Hope for a deal on aluminium and steel tariffs between the Trump administration and the European Union may be fading fast, as insiders say that the White House is weighing slicing imports of the same from the EU by a tenth.
Per Poland’s Entrepreneurship and Technology Minister Jadwiga Emilewicz, the administration is likely to offer the European steel and aluminium market the choice of either a 90-percent quota from 2017 import levels or a tariff-rate quota aimed at reducing those same imports by 10 percent.
These are the only offers on the table to date and, with the temporary exemptions set to expire late next week, experts believe no further options are likely to be forthcoming.

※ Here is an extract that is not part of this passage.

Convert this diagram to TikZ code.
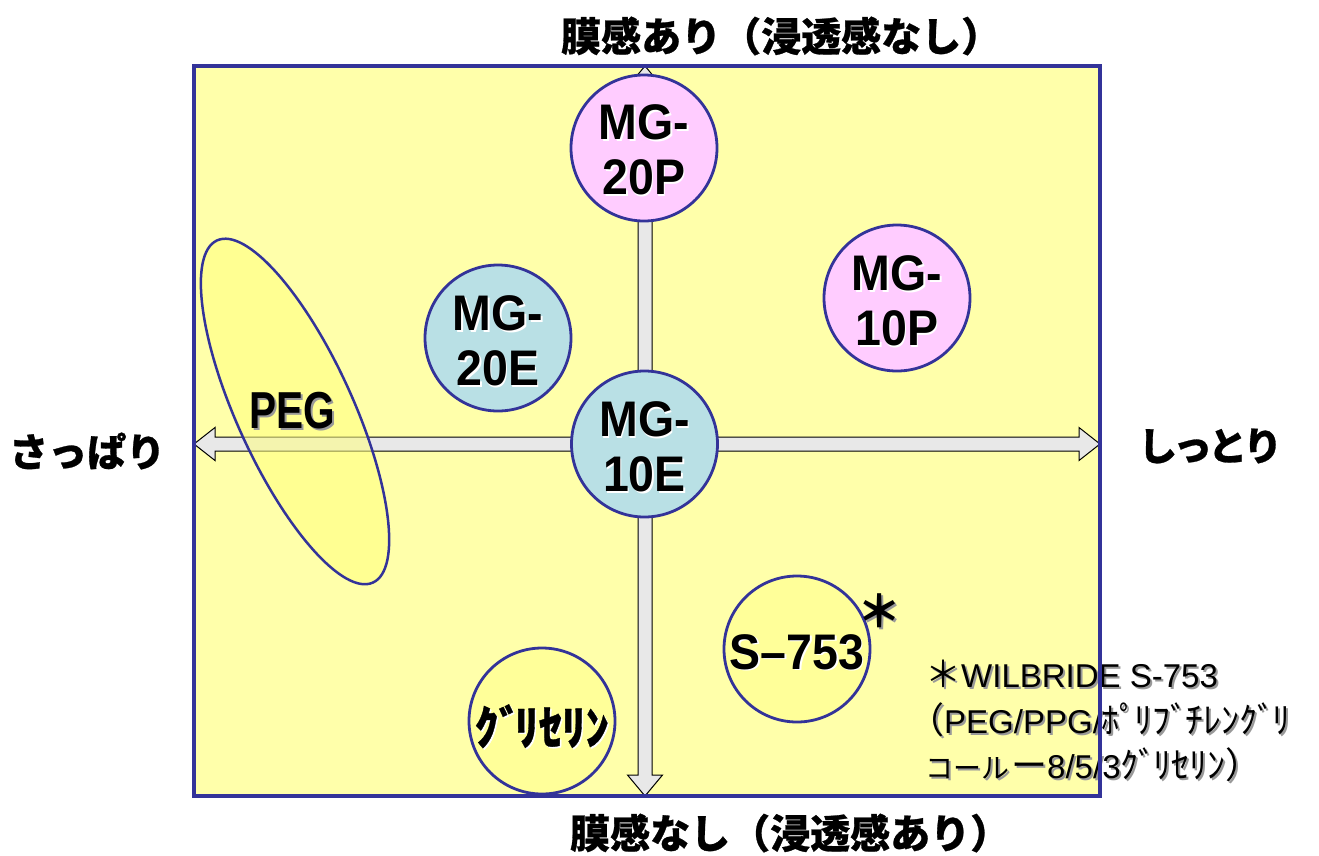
\documentclass[tikz,border=0pt]{standalone}
\usepackage{fontspec}
\usetikzlibrary{calc}
\newfontfamily\jp{Noto Sans CJK JP}
\newfontfamily\jph{Noto Sans CJK JP}[BoldFeatures={FakeBold=0.7}]
\newfontfamily\lat{Liberation Sans}
\newfontfamily\circfont{Liberation Sans}[FakeStretch=0.93]
\newfontfamily\pegfont{Liberation Sans}[FakeStretch=0.78]
\definecolor{frameblue}{HTML}{333399}
\definecolor{bgyellow}{HTML}{FFFFAA}
\definecolor{cyellow}{HTML}{FFFF99}
\definecolor{cpink}{HTML}{FFCCFF}
\definecolor{cblue}{HTML}{B9E0E5}
\definecolor{arrowfill}{HTML}{E8E8E8}
\definecolor{ellfill}{HTML}{FFFF80}
\newcommand\shtext[3]{\leavevmode\rlap{\kern#2\raisebox{-#2}{\textcolor{#1}{#3}}}#3}
\newcommand\njp{\jp\fontsize{36}{40}\selectfont}
\newcommand\nlat{\lat\fontsize{33}{40}\selectfont}
\begin{document}
\begin{tikzpicture}[x=1pt,y=-1pt,
  bubble/.style={circle, draw=frameblue, line width=2.8pt, minimum size=146pt, inner sep=0pt},
  ctext/.style={inner sep=0pt, align=center, font=\circfont\bfseries\fontsize{50}{55}\selectfont},
  blockarrow/.style={draw=black, line width=1pt, fill=arrowfill, line join=miter},
  title/.style={inner sep=0pt, anchor=west, font=\jph\bfseries\fontsize{40}{44}\selectfont},
  note/.style={inner sep=0pt, anchor=base west}]
\useasboundingbox (0,0) rectangle (1319,855);
\fill[white] (0,0) rectangle (1319,855);
\coordinate (fnw) at (194,66);
\coordinate (fse) at (1100,796);
\fill[bgyellow] (fnw) rectangle (fse);
% axes
\coordinate (hl) at (194,444);
\coordinate (hr) at (1100,444);
\draw[blockarrow] (hl) -- ($(hl)+(21,-16.5)$) -- ($(hl)+(21,-7)$) -- ($(hr)+(-21,-7)$) -- ($(hr)+(-21,-16.5)$) -- (hr) -- ($(hr)+(-21,16.5)$) -- ($(hr)+(-21,7)$) -- ($(hl)+(21,7)$) -- ($(hl)+(21,16.5)$) -- cycle;
\coordinate (vt) at (645,66);
\coordinate (vb) at (645,796);
\draw[blockarrow] (vt) -- ($(vt)+(17.5,21)$) -- ($(vt)+(7,21)$) -- ($(vb)+(7,-21)$) -- ($(vb)+(17.5,-21)$) -- (vb) -- ($(vb)+(-17.5,-21)$) -- ($(vb)+(-7,-21)$) -- ($(vt)+(-7,21)$) -- ($(vt)+(-17.5,21)$) -- cycle;
% PEG ellipse
\coordinate (peg) at (295,411.5);
\draw[frameblue, line width=2.5pt, fill=ellfill, fill opacity=0.55, rotate around={-65.5:(peg)}] (peg) ellipse [x radius=188pt, y radius=58pt];
% bubbles
\node[bubble, fill=cpink] (m20p) at (644,148) {};
\node[bubble, fill=cpink] (m10p) at (897,298) {};
\node[bubble, fill=cblue] (m20e) at (498,338) {};
\node[bubble, fill=cblue] (m10e) at (644.5,444) {};
\node[bubble, fill=cyellow] (s753) at (797,649) {};
\node[bubble, fill=cyellow] (gly) at (542,721) {};
\node[ctext] (m20pt) at ([yshift=-3pt]m20p.center) {\shtext{white}{1.5pt}{MG-}\\\shtext{white}{1.5pt}{20P}};
\node[ctext] (m10pt) at ([yshift=-4pt]m10p.center) {\shtext{white}{1.5pt}{MG-}\\\shtext{white}{1.5pt}{10P}};
\node[ctext] (m20et) at ([yshift=-4pt]m20e.center) {\shtext{white}{1.5pt}{MG-}\\\shtext{white}{1.5pt}{20E}};
\node[ctext] (m10et) at ([yshift=-4pt]m10e.center) {\shtext{white}{1.5pt}{MG-}\\\shtext{white}{1.5pt}{10E}};
\node[ctext] (s753t) at ([yshift=-4pt]s753.center) {\shtext{white}{1.5pt}{S–753}};
\node[inner sep=0pt, font=\jph\bfseries\fontsize{47}{50}\selectfont] (glyt) at ([yshift=-6pt]gly.center) {\shtext{white}{1.5pt}{ｸﾞ\kern-7ptﾘｾﾘﾝ}};
\node[inner sep=0pt, font=\pegfont\bfseries\fontsize{52}{55}\selectfont] (pegt) at (292,411.5) {\shtext{black!40}{2pt}{PEG}};
\node[inner sep=0pt, font=\jp\bfseries\fontsize{44}{48}\selectfont] (ast) at (879,612) {\shtext{black!40}{2pt}{＊}};
% axis titles
\node[title] (ttop) at (561,36) {膜感あり（浸透感なし）};
\node[title] (tbot) at (570,833) {膜感なし（浸透感あり）};
\node[title, font=\jph\bfseries\fontsize{39}{44}\selectfont] (tleft) at (9,451) {さっぱり};
\node[title, font=\jph\bfseries\fontsize{39}{44}\selectfont] (tright) at (1138,446) {し\kern-4ptっ\kern-4ptと\kern-4ptり};
% note
\node[note] (ann1) at (925,687) {\shtext{black!40}{2pt}{{\njp ＊}{\nlat WILBRIDE S-753}}};
\node[note] (ann2) at (908,733) {\shtext{black!40}{2pt}{{\njp （}{\nlat PEG/PPG/}{\njp ﾎﾟ\kern-3ptﾘﾌﾞ\kern-3ptﾁﾚﾝｸﾞ\kern-3ptﾘ}}};
\node[note] (ann3) at (925,778) {\shtext{black!40}{2pt}{{\jp\fontsize{28}{40}\selectfont コール}{\njp\kern2ptー}{\nlat 8/5/3}{\njp ｸﾞ\kern-3ptﾘｾﾘﾝ）}}};
% frame
\draw[frameblue, line width=3.5pt] (fnw) rectangle (fse);
\end{tikzpicture}
\end{document}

“I think they don’t think it is enough,” EU Trade Commissioner Cecilia Malmstrom told reporters regarding the proposals the EU brought to the White House in hopes of exchanging for an exception to the tariffs.
Malmstrom continued by saying that she doubted that EU exporters would enjoy unfettered access to US markets even if a long-term exception to the aluminium tariffs was ironed out.
“There have been signals from the U.S. that the exemptions will not be prolonged, so either they will be imposed on us on June 1 or there will be other sorts of limiting measures.”
She closed by saying that the EU will also be unlikely to find significant quotas on aluminium acceptable, either.
German Economy Minister Peter Altmaier predicted that there was more to come in the negotiating process, however.
“Whether the result will be positive, no one can say, but we lose if we don’t at least try. I remain optimistic that a solution can be found if both sides are interested in it and if both sides are prepared to move in the right direction.”
At present, only Australia, Argentina, Brazil, and the Republic of Korea have won long-term exemptions to the blanket aluminium tariffs, but only in exchange for import quotas.